Vor Jahren hat sich eine Welpenkäuferin bei mir darüber beschwert, dass ich ihr den ruhigsten Welpen versprochen, die Hündin sich aber ganz anders entwickelt hätte. »Dazu muss man alle Welpen eines Wurfs in Beziehung setzen«, habe ich darauf damals ganz ohne schlechtes Gewissen entgegnet, »wenn sich alle Welpen eines Wurfs durch einen hohen Bewegungsdrang und ein ebenso hohes Aktivitätsbedürfnis auszeichnen, muss der ruhigste Welpe noch immer keine Schlaftablette sein«. Grundsätzlich gilt das für alle Welpen, für jeden Wurf, für jede Rasse. Für den Border Collie aber wohl im Besonderen.
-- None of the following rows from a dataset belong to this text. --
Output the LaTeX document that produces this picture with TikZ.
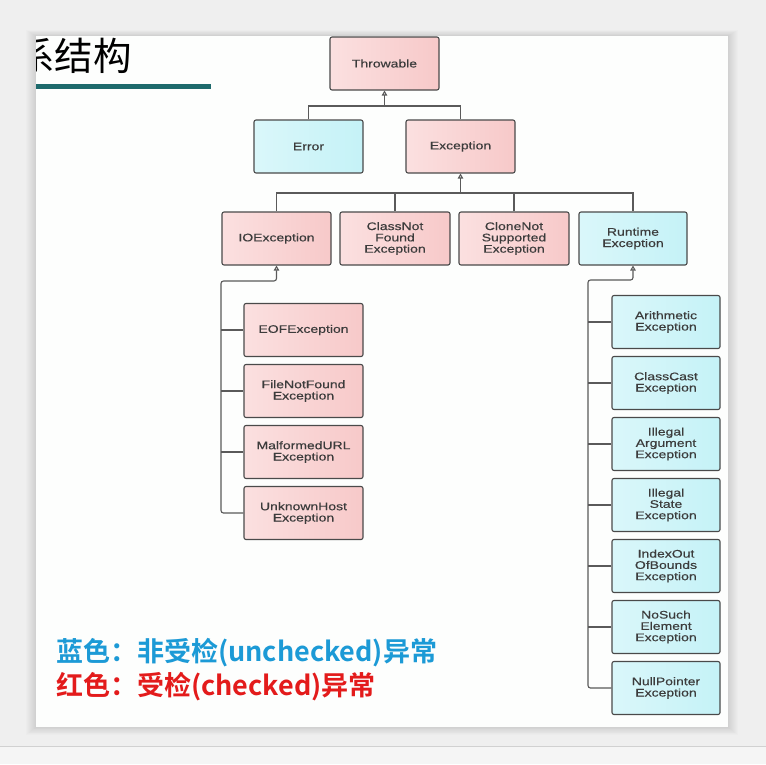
\documentclass[tikz,border=0pt]{standalone}
\usepackage{fontspec}
\setmainfont{Liberation Sans}
\newfontfamily\boxfont{Liberation Sans}[FakeStretch=1.27, FakeBold=0.4]
\newfontfamily\cjk{Noto Sans CJK SC}[BoldFont={Noto Sans CJK SC Bold}]
\usetikzlibrary{arrows.meta}
\definecolor{pagebg}{HTML}{EFEFEF}
\definecolor{slidebg}{HTML}{FDFEFD}
\definecolor{boxline}{HTML}{4A4A4A}
\definecolor{connc}{HTML}{5A5A5A}
\definecolor{boxtext}{HTML}{3C3C3C}
\definecolor{pinkL}{HTML}{FBE0E0}
\definecolor{pinkR}{HTML}{F7C9C9}
\definecolor{cyanL}{HTML}{DAF7FA}
\definecolor{cyanR}{HTML}{C5F2F7}
\definecolor{legblue}{HTML}{1C9AD6}
\definecolor{legred}{HTML}{E31B1B}
\definecolor{tealbar}{HTML}{1E6A6C}
\begin{document}
\begin{tikzpicture}[x=1pt,y=-1pt,
  box/.style={draw=boxline, line width=1.1pt, rounded corners=2pt, align=center,
    font=\boxfont\fontsize{11}{11.3}\selectfont, text=boxtext, inner sep=2pt,
    minimum height=53pt, minimum width=109pt},
  pinkbox/.style={box, left color=pinkL, right color=pinkR},
  cyanbox/.style={box, left color=cyanL, right color=cyanR},
  iobox/.style={pinkbox, minimum width=119pt},
  rtbox/.style={cyanbox, minimum width=108pt},
  conn/.style={draw=connc, line width=1.1pt},
  inh/.style={conn, -{Triangle[open, length=5pt, width=5.5pt]}},
  inhs/.style={conn, {Triangle[open, length=5pt, width=5.5pt]}-, rounded corners=2.5pt},
  legend/.style={anchor=base west, inner sep=0pt, font=\cjk\bfseries\fontsize{27}{27}\selectfont}]
\useasboundingbox (0,0) rectangle (766,764);
% background
\fill[pagebg] (0,0) rectangle (766,764);
\begin{scope}[y=1pt]
  \shade[top color=black!8, bottom color=black!15] (0,764-727) rectangle (766,764-746);
\end{scope}
\fill[black!4] (0,746) rectangle (766,764);
\draw[black!18, line width=0.6pt] (0,746) -- (766,746);
\foreach \i in {1,...,10}
  \fill[black, opacity=0.012] (36-\i,36-0.6*\i) rectangle (728+\i,727+0.8*\i);
\fill[slidebg] (36,36) rectangle (728,727);
% title
\begin{scope}
  \clip (36,36) rectangle (728,727);
  \node[anchor=base west, inner sep=0pt, font=\cjk\fontsize{38.5}{38.5}\selectfont] (title) at (16,70) {系结构};
\end{scope}
\fill[tealbar] (36,84) rectangle (211,88.5);
% boxes
\node[pinkbox] (thr) at (384.5,63.5) {Throwable};
\node[cyanbox] (err) at (308.5,146.5) {Error};
\node[pinkbox] (exc) at (460.5,146.5) {Exception};
\node[pinkbox] (io) at (276.5,238.5) {IOException};
\node[pinkbox, minimum width=110pt] (cnf) at (395,238.5) {ClassNot\\Found\\Exception};
\node[pinkbox, minimum width=110pt] (cns) at (514,238.5) {CloneNot\\Supported\\Exception};
\node[cyanbox, minimum width=108pt] (rt) at (633,238.5) {Runtime\\Exception};
\node[iobox] (eof) at (303.5,330) {EOFException};
\node[iobox] (fnf) at (303.5,391) {FileNotFound\\Exception};
\node[iobox] (mal) at (303.5,452) {MalformedURL\\Exception};
\node[iobox] (uh) at (303.5,513) {UnknownHost\\Exception};
\node[rtbox] (ar) at (666,322) {Arithmetic\\Exception};
\node[rtbox] (cc) at (666,383) {ClassCast\\Exception};
\node[rtbox] (ia) at (666,444) {Illegal\\Argument\\Exception};
\node[rtbox] (is) at (666,505) {Illegal\\State\\Exception};
\node[rtbox] (ioob) at (666,566) {IndexOut\\OfBounds\\Exception};
\node[rtbox] (nse) at (666,627) {NoSuch\\Element\\Exception};
\node[rtbox] (np) at (666,688) {NullPointer\\Exception};
% connectors
\coordinate (j1) at (384.5,106);
\draw[conn] (err.north) |- (j1) -| (exc.north);
\draw[inh] (j1) -- (thr.south);
\coordinate (j2) at (460.5,193);
\draw[conn] (io.north) |- (j2) -| (rt.north);
\draw[conn] (cnf.north) -- (cnf.north |- j2);
\draw[conn] (cns.north) -- (cns.north |- j2);
\draw[inh] (j2) -- (exc.south);
\coordinate (k1) at (221,281);
\draw[inhs] (io.south) |- (k1) |- (uh.west);
\foreach \n in {eof,fnf,mal} \draw[conn] (k1 |- \n.west) -- (\n.west);
\coordinate (k2) at (588,280);
\draw[inhs] (rt.south) |- (k2) |- (np.west);
\foreach \n in {ar,cc,ia,is,ioob,nse} \draw[conn] (k2 |- \n.west) -- (\n.west);
% legend
\node[legend, text=legblue] (lb) at (56,661) {蓝色：非受检(unchecked)异常};
\node[legend, text=legred] (lr) at (56,695) {红色：受检(checked)异常};
\end{tikzpicture}
\end{document}
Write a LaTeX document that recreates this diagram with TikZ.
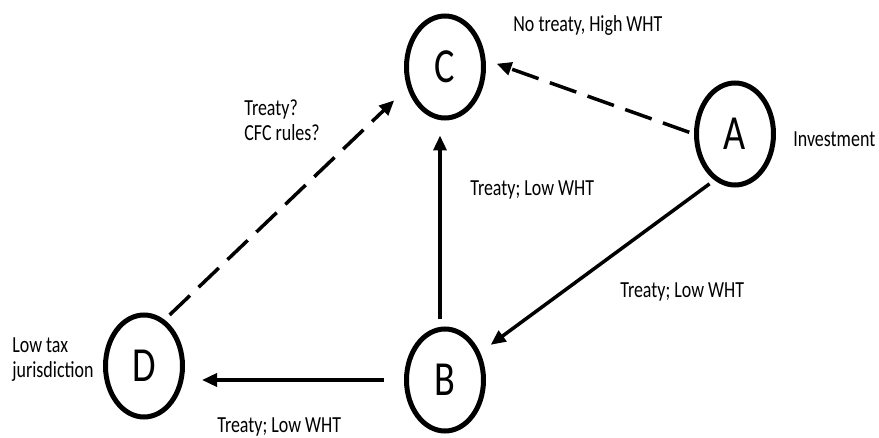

»I need an easy friend, I do, with an ear to lend«, summe ich vor mich hin, als ich zu Beginn der sechsten Lebenswoche unserer Welpen allein im Garten sitze. Entscheidungen wollen getroffen werden, das ist gewiss. Während ich bei einigen Welpen schon ein mehr oder weniger klares Bild vor Augen habe, was sie für ein glückliches Hundeleben brauchen, fällt mir die Einschätzung bei einigen anderen schwerer. Das nicht, weil die Extreme in diesem Wurf besonders groß wären – ganz im Gegenteil, habe ich die sechs Welpen in den vergangenen Wochen als sehr ausgeglichen erlebt –, sondern weil sich mir noch nicht jede Eigenart vollends erschlossen hat. Wer also hält es mit wem aus? Wo ist die Familie, das Zuhause, nach dem sich jeder sehnt? Sechs Wochen sind kurz. Die Zeit ist da.